After all the late nights, coffee and frantic searches of your workshop notes trying to recall the cost consequences of failing to beat a defendant’s Part 36 offer, the obligatory LinkedIn graduation posts, you finally wave farewell to the academic period of your legal career. Then, if you’re anything like me, the search to secure your training contract begins.

You hunt for the upcoming application deadlines, subscribe to all the latest commercial awareness newsletters you can find and join the ranks of your fellow graduates in the search to find the golden ticket that is your training contract.

The Application

When I began applying to firms, I soon found it was the norm to be subjected to abstract assessments concocted by Messrs Watson Glaser. I was presented with endless multiple choices to assess my verbal and logical reasoning, each one an attempt to obliquely determine my suitability through a series of ones and zeroes. I began to see my career in law as a never ending list of lettered and numbered choices and my future employers as statisticians, reviewing every remark I made and running it through a system which processed my character and whether it was ‘optimal’, according to current industry trends.

That was until I applied to Lanyon Bowdler. For the first time in my search for a training contract I found a firm that was interested in me. Rather than being asked what order I would respond to events in a hypothetical situation, they wanted to know who I was and what I could do. I sat down and, for what felt like the first time, prepared my application based on my background and skillset.

The Interview

To my excitement, I received an invitation for an interview. I say ‘interview’ but the whole process felt like a chat with genuine people who wanted to get to know you.

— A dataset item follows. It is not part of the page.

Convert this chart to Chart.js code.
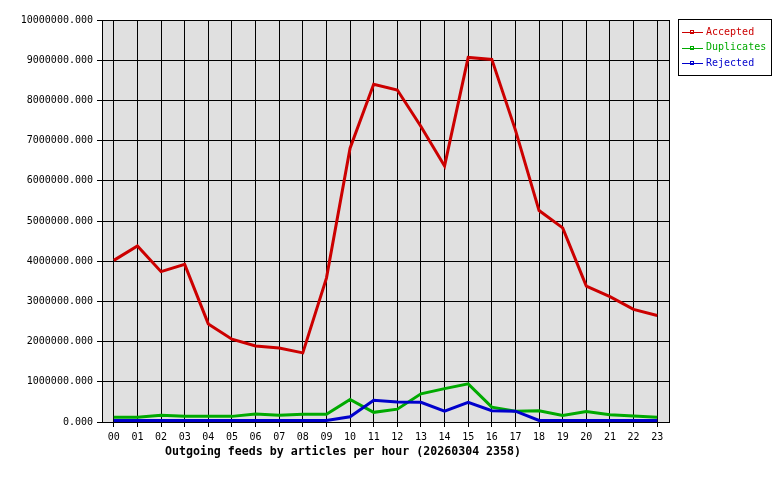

I was fortunate enough to be asked back for a second interview where my practical knowledge of the law was assessed, although not through abstract scenarios which were run through an algorithm and scored as a percentage – as had been my experience before – but through talking about a case study with real lawyers who had years of experience and who understood there was more than one answer to a situation.

As a mature candidate, having completed my LPC at 32 years old, I had a great deal of practical experience on my CV, which the interviewing partners were keen to discuss and which would not necessarily have translated through the impersonal approach adopted by a majority of firms.

Lanyon Bowdler’s Approach

The personal approach that LB takes in selecting its trainees is its greatest strength. You meet the partners early on; they talk to you, on a personal level, and see what sort of candidate you are for themselves. I remember, during my first interview, being told the reason the firm takes this approach is because they aren’t picking faceless trainees who just check boxes and don’t have any stake in the work they perform, they’re choosing future associates and partners.

I’ve found this ethos to be true in the work I had the privilege of completing during my training period. From my first seat I was involved in high level work which, admittedly, at first was daunting but I always had a direct line to my supervising partner and other experienced solicitors, so I was never put in a situation where I was out of my depth.

The team at LB wants to develop you to be the best solicitor you can. I found, during my training, that I was exposed to all aspects of life in practice; I was encouraged to take part in networking and business development early on and discovered that life in practice is more than just drafting, note taking and research. I was taught about the importance of making connections with clients and seeking out new business; not to just rest on your laurels and expect work to come to you.

At every point in my training I felt as if I were put at the centre of decisions, I was able to meet with partners regularly and have a say in which department I would gain experience in next. I felt I was able to shape my training to suit the career I wanted, and was actively encouraged by the firm to do so.

After all the time, effort and care which had gone into my training I felt I was ready to take on life as a newly qualified solicitor and was delighted to be given the opportunity to do so as a dispute resolution solicitor at Lanyon Bowdler.